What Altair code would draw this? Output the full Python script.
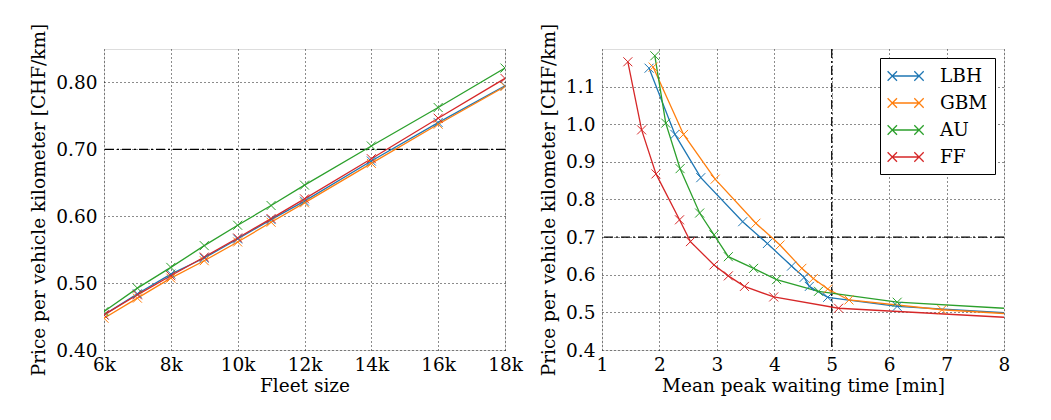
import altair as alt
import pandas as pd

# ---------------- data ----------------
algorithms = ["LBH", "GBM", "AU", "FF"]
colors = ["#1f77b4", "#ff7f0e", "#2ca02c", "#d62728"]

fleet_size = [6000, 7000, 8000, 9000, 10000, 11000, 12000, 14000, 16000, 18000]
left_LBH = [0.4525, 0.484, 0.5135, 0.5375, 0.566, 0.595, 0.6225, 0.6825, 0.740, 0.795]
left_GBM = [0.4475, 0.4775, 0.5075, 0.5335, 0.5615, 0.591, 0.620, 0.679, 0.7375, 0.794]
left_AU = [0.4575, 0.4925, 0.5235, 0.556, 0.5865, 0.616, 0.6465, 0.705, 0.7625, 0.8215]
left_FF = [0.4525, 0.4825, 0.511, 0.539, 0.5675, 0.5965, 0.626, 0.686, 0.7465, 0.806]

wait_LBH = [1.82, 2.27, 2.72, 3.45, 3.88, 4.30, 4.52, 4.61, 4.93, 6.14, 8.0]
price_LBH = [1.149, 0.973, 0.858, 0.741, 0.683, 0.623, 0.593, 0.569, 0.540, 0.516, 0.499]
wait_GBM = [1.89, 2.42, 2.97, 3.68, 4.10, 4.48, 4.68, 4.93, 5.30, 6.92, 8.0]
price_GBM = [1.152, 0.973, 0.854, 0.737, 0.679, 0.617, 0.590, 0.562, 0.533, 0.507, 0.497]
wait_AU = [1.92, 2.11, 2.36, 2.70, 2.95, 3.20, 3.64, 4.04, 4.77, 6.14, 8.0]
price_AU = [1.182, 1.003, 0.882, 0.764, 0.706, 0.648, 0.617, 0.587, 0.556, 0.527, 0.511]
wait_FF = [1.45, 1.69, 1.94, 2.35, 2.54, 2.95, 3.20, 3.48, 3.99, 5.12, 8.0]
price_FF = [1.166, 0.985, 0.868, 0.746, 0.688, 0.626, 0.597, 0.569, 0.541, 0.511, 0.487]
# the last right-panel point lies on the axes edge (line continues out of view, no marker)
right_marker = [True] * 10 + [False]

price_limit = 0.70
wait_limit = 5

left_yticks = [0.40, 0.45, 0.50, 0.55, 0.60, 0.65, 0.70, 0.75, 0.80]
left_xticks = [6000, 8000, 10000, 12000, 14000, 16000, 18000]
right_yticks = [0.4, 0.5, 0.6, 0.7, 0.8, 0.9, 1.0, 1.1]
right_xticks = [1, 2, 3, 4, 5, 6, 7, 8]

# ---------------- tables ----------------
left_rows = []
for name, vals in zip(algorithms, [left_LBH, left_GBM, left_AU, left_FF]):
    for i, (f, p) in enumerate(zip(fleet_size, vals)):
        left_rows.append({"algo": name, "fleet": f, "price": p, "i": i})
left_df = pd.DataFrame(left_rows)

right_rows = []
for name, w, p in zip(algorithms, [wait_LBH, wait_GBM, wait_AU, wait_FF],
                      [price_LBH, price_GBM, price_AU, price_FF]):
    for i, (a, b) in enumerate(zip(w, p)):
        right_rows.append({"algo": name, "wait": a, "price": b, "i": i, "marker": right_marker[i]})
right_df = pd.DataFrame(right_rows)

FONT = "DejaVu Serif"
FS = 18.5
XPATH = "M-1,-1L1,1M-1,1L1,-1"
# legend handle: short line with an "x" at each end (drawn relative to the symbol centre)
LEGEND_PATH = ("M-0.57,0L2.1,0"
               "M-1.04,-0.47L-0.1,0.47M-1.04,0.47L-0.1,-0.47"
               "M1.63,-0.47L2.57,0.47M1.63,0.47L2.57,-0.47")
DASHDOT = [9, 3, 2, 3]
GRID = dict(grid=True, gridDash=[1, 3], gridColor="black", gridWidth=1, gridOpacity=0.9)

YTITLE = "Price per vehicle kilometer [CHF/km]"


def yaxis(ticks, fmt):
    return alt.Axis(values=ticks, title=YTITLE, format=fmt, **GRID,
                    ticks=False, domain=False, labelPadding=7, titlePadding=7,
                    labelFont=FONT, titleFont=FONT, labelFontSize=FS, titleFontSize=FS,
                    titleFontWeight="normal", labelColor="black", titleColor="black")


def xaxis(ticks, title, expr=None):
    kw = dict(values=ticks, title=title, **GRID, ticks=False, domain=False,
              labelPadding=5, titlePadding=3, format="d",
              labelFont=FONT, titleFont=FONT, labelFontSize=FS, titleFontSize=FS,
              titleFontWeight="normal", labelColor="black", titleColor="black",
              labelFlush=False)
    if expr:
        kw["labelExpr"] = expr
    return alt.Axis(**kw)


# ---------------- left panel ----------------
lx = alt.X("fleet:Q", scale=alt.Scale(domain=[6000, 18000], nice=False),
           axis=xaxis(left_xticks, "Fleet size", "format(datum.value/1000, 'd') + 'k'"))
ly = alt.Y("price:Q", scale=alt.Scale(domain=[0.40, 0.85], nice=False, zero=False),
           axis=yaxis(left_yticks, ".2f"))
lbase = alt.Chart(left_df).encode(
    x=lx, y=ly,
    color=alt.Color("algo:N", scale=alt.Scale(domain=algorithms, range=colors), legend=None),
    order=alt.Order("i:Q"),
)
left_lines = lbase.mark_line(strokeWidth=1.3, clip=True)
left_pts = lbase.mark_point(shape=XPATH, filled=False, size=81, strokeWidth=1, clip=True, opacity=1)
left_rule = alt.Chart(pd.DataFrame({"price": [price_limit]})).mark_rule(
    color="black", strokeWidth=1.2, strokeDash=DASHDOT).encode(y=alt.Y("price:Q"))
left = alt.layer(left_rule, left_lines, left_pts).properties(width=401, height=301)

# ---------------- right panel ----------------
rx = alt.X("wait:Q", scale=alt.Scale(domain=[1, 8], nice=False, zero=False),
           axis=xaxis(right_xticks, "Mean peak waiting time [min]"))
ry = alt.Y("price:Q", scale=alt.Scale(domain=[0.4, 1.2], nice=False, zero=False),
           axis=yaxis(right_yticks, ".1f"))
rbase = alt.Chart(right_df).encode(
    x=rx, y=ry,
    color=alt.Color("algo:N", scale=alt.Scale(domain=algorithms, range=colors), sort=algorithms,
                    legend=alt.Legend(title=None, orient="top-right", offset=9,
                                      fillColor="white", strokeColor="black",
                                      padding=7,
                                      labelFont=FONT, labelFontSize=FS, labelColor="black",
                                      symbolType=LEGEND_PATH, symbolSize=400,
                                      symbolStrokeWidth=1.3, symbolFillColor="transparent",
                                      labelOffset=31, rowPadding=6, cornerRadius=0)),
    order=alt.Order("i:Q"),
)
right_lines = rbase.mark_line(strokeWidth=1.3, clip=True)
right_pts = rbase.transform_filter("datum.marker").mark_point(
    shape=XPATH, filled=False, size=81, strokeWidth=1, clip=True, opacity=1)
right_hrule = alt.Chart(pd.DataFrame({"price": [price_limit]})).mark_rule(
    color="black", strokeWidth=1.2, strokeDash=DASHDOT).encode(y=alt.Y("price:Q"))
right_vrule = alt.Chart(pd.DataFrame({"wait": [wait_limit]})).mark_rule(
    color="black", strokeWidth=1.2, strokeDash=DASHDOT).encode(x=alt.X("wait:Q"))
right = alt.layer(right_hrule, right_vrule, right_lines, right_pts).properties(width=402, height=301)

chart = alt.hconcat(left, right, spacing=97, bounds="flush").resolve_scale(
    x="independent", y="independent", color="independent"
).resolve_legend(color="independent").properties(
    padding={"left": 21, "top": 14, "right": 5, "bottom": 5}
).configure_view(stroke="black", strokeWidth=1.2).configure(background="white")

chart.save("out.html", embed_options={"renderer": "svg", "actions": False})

Stated goal: Write down every line from the opening of the listing to the line with "0.686, 0.7465, 0.806]", both included, and nothing else; the pictures are omitted.

Reply to the exercise:
What Altair code would draw this? Output the full Python script.
import altair as alt
import pandas as pd

# ---------------- data ----------------
algorithms = ["LBH", "GBM", "AU", "FF"]
colors = ["#1f77b4", "#ff7f0e", "#2ca02c", "#d62728"]

fleet_size = [6000, 7000, 8000, 9000, 10000, 11000, 12000, 14000, 16000, 18000]
left_LBH = [0.4525, 0.484, 0.5135, 0.5375, 0.566, 0.595, 0.6225, 0.6825, 0.740, 0.795]
left_GBM = [0.4475, 0.4775, 0.5075, 0.5335, 0.5615, 0.591, 0.620, 0.679, 0.7375, 0.794]
left_AU = [0.4575, 0.4925, 0.5235, 0.556, 0.5865, 0.616, 0.6465, 0.705, 0.7625, 0.8215]
left_FF = [0.4525, 0.4825, 0.511, 0.539, 0.5675, 0.5965, 0.626, 0.686, 0.7465, 0.806]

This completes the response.